Understanding Different Loan Types

Because there are many different types of loans, it is important to understand the differences before attempting to secure a home loan. From fixed and adjustable-rate loans to jumbo and conforming loans, there are plenty of options available for buyers in a variety of situations.

Fixed and Adjustable-Rate Loans

The first thing that loan seekers must understand is the difference between fixed and adjustable-rate loans; simply put, it is determined by the interest rate. While a fixed interest rate remains the same throughout the life of the loan, an adjustable-rate fluctuates throughout the repayment period of the loan.

Conventional and Government-Insured Loans

A conventional loan differentiates from a government-insured loan in that it is not in any way backed by the Federal Government. Those loans that are guaranteed by the government typically fall into three categories, which include FHA loans, VA loans and USDA loans; these are available to all types of borrowers, service members and their families and rural borrowers who meet specific income qualifications, respectively. It is vitally important to understand the differences between each type of government-insured loan before attempting to apply for any of them.

Substandard and Standard Loans

A substandard loan is more of a distinction than an actual loan type; the easiest way to understand it is to remember that substandard loans are those on which the lender is likely to lose money; however, lenders usually agree to substandard loans because their losses are usually in interest, not principal. The opposite is true of a standard loan; lenders are typically confident that they will receive the loan’s principal and all of the required interest in payments.
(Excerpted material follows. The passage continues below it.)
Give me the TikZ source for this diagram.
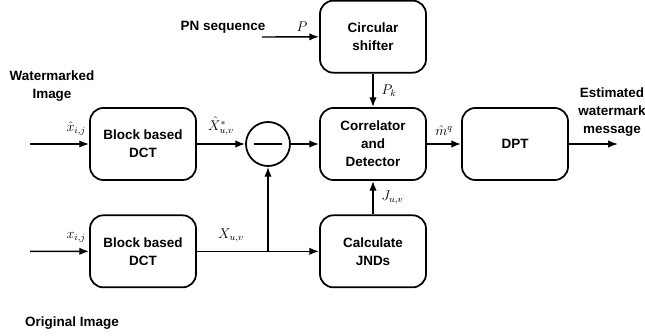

Conforming and Jumbo Loans

Conforming loans are those that meet the income qualifications and size limits established by Fannie Mae or Freddie Mac, the two government-operated businesses that buy and sell loans on Wall Street. Because jumbo loans differ from conforming loans in terms of size and the income of the borrower, those seeking one are generally required to have a larger-than-average down payment, excellent credit and are likely to see higher interest rates throughout the life of the loan.

Compare Carefully Before Borrowing

One of the most important factors that future home owners must consider before borrowing is the type of loan that they will be taking out. By understanding the types of loans available, borrowers can choose the best option for themselves.